As Henning points out, the statement is false as written; but if you add the assumption that $v_1,\ldots,v_n$ are linearly independent, then the result is true.
As to your idea, it's either completely wrong or almost right, depending on what you mean by "complement."
If by "complement" you mean the set-theoretic complement (that is, $W$ is the set of all vectors in $V$ that are not in $\mathrm{span}(v_1,\ldots,v_n)$), which was my interpretation when I read your post, then your approach is completely wrong: this set is not closed under sums, and in general you cannot expect it to be well-behaved.

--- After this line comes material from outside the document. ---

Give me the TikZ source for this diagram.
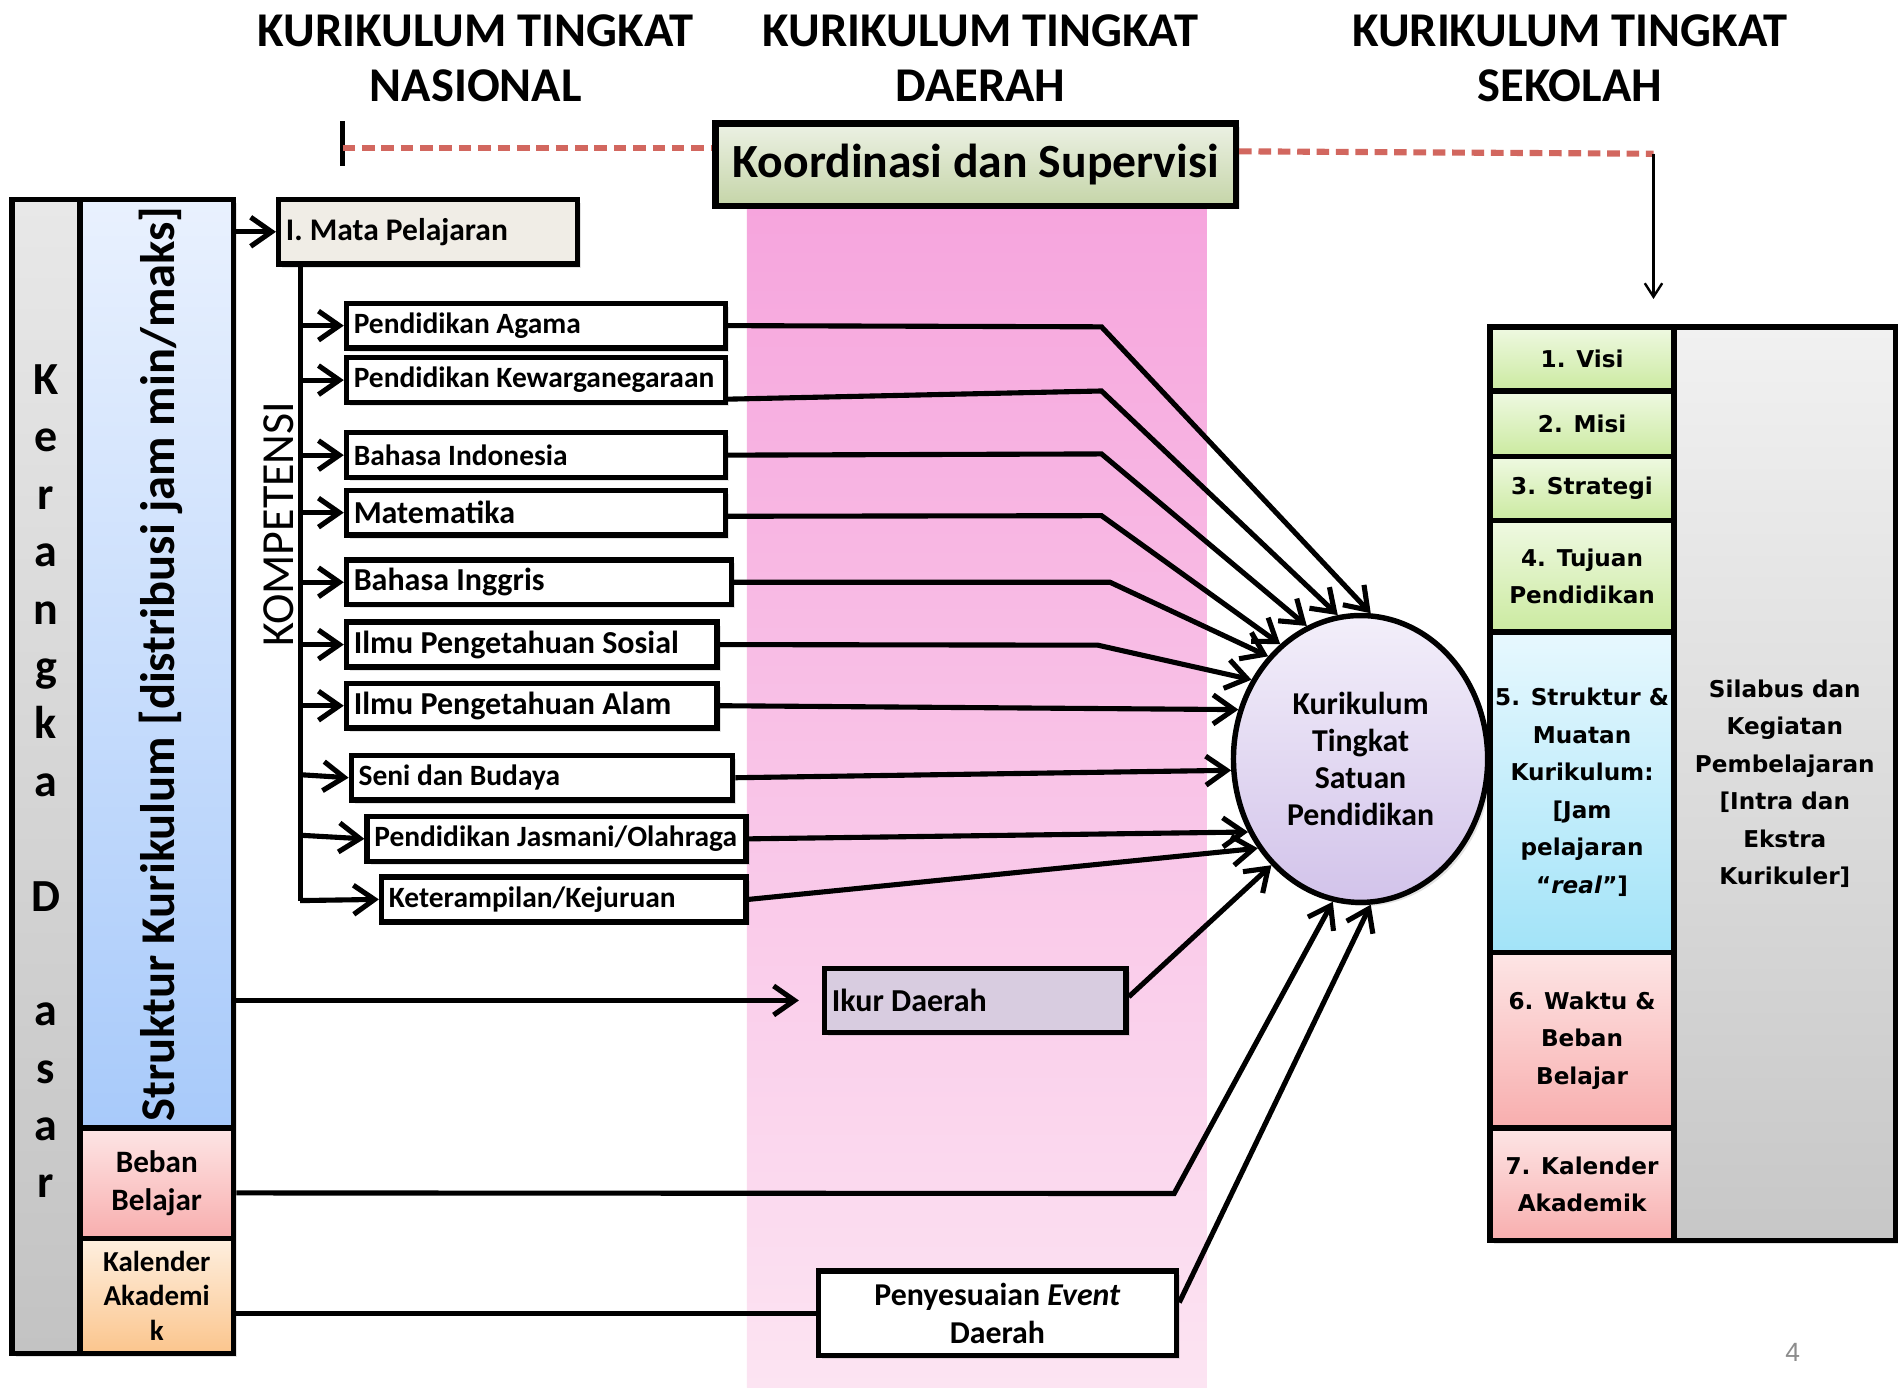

If by "complement" you mean a linear complement (as lhs understood your writing), that is, a subspace $W$ such that $W\cap\mathrm{span}(v_1,\ldots,v_n)=\{\mathbf{0}\}$ and $W+\mathrm{span}(v_1,\ldots,v_n) = V$), then you are almost right: you cannot define $f$ as $1$ on all of $W$ (that would not be homogeneous or additive); but you can find a basis for $W$ (say, by extending $v_1,\ldots,v_n$ to a basis of $V$, $v_1,\ldots,v_n,v_{n+1},\ldots,v_{n+m}$ and letting $W=\mathrm{span}(v_{n+1},\ldots,v_{n+m})$), define $f$ as $1$ on that basis, and then "extending linearly".